=== Material supplied ===
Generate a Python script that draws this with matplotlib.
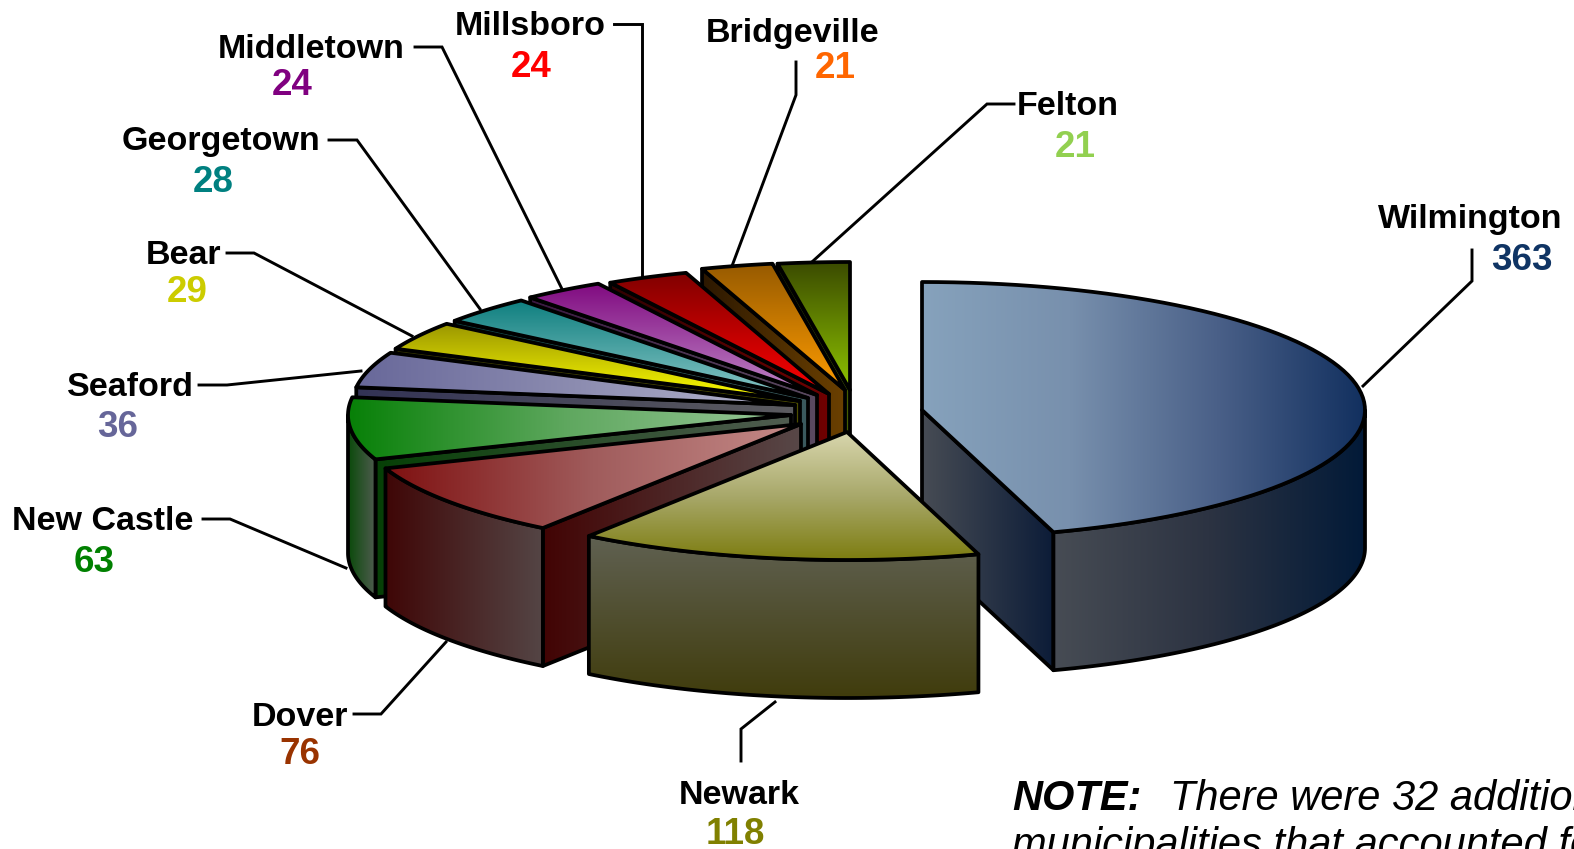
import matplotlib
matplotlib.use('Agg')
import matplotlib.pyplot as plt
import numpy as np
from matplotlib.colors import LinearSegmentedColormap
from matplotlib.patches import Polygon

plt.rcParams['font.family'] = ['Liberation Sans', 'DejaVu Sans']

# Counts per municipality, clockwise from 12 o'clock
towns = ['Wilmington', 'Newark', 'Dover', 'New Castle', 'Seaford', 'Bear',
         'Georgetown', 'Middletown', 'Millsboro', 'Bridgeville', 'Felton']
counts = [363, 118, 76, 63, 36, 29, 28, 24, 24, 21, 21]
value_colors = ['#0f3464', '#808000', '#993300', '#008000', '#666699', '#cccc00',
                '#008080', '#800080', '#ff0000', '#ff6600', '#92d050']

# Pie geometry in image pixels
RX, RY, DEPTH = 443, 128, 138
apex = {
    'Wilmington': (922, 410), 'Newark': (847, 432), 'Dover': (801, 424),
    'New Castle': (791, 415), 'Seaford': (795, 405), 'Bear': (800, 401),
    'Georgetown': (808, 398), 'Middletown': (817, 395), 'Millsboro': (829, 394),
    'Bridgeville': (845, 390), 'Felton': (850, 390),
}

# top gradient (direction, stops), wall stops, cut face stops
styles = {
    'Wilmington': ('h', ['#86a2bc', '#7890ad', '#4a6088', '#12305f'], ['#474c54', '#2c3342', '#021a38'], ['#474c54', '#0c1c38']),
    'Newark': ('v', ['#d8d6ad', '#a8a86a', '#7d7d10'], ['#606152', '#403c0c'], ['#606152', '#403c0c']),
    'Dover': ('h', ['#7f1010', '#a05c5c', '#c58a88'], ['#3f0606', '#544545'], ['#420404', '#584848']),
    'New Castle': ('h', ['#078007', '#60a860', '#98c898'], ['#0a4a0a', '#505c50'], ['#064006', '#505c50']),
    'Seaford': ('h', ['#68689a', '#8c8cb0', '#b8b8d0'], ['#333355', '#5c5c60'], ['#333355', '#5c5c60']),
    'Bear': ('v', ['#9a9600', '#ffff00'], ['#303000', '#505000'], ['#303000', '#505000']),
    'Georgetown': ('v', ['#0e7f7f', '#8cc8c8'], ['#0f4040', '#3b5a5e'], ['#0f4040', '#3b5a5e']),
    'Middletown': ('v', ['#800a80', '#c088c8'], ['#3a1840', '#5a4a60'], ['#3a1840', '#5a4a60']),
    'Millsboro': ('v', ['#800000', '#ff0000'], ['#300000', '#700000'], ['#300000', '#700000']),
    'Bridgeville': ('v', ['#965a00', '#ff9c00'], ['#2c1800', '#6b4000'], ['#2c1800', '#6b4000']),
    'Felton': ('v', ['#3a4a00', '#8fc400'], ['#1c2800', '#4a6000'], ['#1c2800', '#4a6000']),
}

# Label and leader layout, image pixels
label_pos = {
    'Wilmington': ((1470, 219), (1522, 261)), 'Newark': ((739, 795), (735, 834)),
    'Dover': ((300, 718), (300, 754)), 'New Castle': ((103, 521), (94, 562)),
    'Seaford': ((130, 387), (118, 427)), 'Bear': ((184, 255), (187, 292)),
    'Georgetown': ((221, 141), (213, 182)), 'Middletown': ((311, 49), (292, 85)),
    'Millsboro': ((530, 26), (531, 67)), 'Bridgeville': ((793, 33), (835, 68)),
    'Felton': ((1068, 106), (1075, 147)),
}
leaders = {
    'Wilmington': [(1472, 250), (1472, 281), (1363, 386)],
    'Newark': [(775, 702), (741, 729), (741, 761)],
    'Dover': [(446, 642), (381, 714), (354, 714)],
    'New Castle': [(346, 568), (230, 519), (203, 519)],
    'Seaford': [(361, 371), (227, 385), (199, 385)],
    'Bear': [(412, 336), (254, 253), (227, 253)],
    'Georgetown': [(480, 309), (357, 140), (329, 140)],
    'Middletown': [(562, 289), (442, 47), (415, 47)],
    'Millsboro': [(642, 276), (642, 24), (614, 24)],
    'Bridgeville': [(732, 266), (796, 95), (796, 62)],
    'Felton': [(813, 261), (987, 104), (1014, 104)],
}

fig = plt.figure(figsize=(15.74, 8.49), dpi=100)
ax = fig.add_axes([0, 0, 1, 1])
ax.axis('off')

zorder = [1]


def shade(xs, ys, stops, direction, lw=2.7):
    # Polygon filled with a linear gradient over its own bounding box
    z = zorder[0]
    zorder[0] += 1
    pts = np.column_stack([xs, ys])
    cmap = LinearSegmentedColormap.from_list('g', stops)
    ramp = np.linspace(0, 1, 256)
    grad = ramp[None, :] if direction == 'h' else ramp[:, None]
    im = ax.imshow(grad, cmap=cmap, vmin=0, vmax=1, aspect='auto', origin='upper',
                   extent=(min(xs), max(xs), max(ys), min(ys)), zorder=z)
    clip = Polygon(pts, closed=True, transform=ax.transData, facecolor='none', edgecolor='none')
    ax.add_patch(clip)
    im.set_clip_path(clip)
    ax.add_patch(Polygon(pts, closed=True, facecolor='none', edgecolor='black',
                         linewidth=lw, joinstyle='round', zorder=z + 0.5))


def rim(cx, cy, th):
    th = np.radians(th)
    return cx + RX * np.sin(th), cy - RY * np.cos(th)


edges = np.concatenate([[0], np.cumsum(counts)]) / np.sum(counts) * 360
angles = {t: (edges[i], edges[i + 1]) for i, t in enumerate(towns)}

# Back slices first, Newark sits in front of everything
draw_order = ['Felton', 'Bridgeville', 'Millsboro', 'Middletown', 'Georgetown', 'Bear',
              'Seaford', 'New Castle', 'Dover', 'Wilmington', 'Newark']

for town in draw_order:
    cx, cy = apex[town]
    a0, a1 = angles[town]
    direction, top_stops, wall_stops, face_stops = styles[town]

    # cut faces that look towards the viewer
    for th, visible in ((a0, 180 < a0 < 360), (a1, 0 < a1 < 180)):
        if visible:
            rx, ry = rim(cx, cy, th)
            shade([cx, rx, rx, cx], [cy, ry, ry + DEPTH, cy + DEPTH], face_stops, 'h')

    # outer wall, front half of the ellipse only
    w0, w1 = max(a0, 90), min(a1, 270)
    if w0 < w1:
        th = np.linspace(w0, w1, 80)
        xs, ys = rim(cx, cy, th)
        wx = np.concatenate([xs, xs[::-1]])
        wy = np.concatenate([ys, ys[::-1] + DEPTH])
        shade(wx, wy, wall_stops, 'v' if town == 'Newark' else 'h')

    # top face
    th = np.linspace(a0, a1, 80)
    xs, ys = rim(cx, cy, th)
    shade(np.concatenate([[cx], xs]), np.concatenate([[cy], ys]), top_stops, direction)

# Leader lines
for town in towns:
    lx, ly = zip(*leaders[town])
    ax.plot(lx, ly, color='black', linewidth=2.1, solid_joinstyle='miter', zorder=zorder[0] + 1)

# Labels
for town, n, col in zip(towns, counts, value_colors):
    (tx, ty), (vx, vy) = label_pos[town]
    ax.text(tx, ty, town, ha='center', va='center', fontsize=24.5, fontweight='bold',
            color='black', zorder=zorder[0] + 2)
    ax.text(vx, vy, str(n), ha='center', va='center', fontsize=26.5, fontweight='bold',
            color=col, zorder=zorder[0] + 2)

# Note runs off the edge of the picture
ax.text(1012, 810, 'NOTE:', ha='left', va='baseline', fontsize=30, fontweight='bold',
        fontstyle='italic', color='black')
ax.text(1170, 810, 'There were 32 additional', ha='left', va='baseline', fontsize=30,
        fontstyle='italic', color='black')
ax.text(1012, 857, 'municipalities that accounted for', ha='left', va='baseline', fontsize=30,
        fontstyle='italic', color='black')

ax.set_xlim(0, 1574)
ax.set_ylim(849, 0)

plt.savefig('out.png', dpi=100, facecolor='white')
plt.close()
===
=== Material supplied ===
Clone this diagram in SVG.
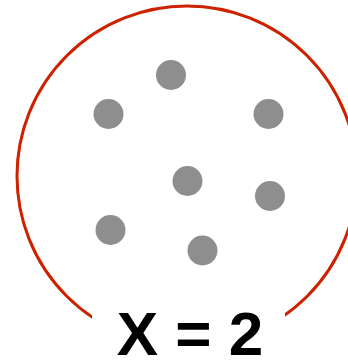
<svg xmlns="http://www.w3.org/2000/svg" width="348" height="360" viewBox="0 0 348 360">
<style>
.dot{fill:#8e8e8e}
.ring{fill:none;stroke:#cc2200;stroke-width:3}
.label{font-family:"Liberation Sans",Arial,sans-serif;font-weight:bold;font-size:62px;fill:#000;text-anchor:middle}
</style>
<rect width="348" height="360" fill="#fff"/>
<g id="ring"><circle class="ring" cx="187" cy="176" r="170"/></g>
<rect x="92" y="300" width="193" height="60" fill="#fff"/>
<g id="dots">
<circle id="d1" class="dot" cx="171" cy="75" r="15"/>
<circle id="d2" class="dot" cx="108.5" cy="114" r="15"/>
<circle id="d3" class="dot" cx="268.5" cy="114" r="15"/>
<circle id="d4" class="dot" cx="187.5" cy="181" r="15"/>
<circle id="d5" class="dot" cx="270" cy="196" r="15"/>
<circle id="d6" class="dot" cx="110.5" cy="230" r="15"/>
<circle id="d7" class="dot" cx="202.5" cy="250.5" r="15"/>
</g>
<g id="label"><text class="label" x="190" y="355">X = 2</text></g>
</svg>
===
=== Material supplied ===
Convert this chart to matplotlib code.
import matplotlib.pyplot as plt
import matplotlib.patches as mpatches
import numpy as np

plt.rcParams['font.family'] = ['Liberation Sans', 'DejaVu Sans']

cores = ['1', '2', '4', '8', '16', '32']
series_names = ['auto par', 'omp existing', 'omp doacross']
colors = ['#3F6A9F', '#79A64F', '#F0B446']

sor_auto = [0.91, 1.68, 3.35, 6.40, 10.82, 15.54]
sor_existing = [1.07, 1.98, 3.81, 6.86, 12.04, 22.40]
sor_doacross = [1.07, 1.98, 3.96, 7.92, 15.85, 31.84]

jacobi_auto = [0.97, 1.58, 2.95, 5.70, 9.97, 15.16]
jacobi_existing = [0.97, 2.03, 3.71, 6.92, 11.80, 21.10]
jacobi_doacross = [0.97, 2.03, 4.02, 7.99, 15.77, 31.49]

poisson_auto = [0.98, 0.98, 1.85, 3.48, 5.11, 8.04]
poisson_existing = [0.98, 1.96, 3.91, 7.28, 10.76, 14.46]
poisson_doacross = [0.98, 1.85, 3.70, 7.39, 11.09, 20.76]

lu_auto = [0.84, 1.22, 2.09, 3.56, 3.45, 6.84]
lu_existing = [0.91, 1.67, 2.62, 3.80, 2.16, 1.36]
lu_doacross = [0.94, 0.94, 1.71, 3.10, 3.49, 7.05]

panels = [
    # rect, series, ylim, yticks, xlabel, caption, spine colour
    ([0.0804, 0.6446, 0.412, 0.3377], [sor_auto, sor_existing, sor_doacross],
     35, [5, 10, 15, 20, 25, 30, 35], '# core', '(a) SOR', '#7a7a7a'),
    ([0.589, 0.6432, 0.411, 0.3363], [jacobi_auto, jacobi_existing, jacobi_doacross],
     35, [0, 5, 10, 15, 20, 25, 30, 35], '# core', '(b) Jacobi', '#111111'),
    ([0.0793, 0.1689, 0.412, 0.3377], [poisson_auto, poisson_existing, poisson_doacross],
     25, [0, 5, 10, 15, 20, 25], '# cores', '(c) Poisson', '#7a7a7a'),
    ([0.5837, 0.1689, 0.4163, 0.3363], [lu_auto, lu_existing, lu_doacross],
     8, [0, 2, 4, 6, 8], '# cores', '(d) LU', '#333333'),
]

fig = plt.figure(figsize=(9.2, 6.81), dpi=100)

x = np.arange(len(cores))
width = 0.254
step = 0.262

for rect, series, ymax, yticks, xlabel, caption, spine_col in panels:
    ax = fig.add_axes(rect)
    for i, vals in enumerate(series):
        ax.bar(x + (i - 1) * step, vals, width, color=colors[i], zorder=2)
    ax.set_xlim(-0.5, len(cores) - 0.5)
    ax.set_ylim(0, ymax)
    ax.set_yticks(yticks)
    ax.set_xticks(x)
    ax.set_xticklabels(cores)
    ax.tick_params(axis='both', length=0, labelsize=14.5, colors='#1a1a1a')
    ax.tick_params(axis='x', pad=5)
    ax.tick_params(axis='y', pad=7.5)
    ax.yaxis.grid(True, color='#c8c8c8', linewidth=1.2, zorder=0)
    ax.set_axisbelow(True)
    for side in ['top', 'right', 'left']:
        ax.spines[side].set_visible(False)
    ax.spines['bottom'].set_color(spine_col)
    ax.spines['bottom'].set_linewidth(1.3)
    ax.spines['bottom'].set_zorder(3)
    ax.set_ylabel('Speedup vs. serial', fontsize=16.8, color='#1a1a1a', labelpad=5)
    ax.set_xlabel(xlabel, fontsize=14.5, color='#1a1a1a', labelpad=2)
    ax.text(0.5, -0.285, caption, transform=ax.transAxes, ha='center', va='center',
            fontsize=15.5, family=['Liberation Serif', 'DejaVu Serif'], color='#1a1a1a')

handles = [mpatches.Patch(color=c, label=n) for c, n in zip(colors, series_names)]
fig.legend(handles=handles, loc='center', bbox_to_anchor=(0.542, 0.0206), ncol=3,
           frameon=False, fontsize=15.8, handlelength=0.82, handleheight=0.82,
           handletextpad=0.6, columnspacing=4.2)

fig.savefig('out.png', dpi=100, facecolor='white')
===
> **Directions for this task**
Repeat, word for word, only the lines from the line holding "Convert this chart to matplotlib code." through the line holding "step = 0.262", with both of those lines included.

> **Answer to this task**
Convert this chart to matplotlib code.
import matplotlib.pyplot as plt
import matplotlib.patches as mpatches
import numpy as np

plt.rcParams['font.family'] = ['Liberation Sans', 'DejaVu Sans']

cores = ['1', '2', '4', '8', '16', '32']
series_names = ['auto par', 'omp existing', 'omp doacross']
colors = ['#3F6A9F', '#79A64F', '#F0B446']

sor_auto = [0.91, 1.68, 3.35, 6.40, 10.82, 15.54]
sor_existing = [1.07, 1.98, 3.81, 6.86, 12.04, 22.40]
sor_doacross = [1.07, 1.98, 3.96, 7.92, 15.85, 31.84]

jacobi_auto = [0.97, 1.58, 2.95, 5.70, 9.97, 15.16]
jacobi_existing = [0.97, 2.03, 3.71, 6.92, 11.80, 21.10]
jacobi_doacross = [0.97, 2.03, 4.02, 7.99, 15.77, 31.49]

poisson_auto = [0.98, 0.98, 1.85, 3.48, 5.11, 8.04]
poisson_existing = [0.98, 1.96, 3.91, 7.28, 10.76, 14.46]
poisson_doacross = [0.98, 1.85, 3.70, 7.39, 11.09, 20.76]

lu_auto = [0.84, 1.22, 2.09, 3.56, 3.45, 6.84]
lu_existing = [0.91, 1.67, 2.62, 3.80, 2.16, 1.36]
lu_doacross = [0.94, 0.94, 1.71, 3.10, 3.49, 7.05]

panels = [
    # rect, series, ylim, yticks, xlabel, caption, spine colour
    ([0.0804, 0.6446, 0.412, 0.3377], [sor_auto, sor_existing, sor_doacross],
     35, [5, 10, 15, 20, 25, 30, 35], '# core', '(a) SOR', '#7a7a7a'),
    ([0.589, 0.6432, 0.411, 0.3363], [jacobi_auto, jacobi_existing, jacobi_doacross],
     35, [0, 5, 10, 15, 20, 25, 30, 35], '# core', '(b) Jacobi', '#111111'),
    ([0.0793, 0.1689, 0.412, 0.3377], [poisson_auto, poisson_existing, poisson_doacross],
     25, [0, 5, 10, 15, 20, 25], '# cores', '(c) Poisson', '#7a7a7a'),
    ([0.5837, 0.1689, 0.4163, 0.3363], [lu_auto, lu_existing, lu_doacross],
     8, [0, 2, 4, 6, 8], '# cores', '(d) LU', '#333333'),
]

fig = plt.figure(figsize=(9.2, 6.81), dpi=100)

x = np.arange(len(cores))
width = 0.254
step = 0.262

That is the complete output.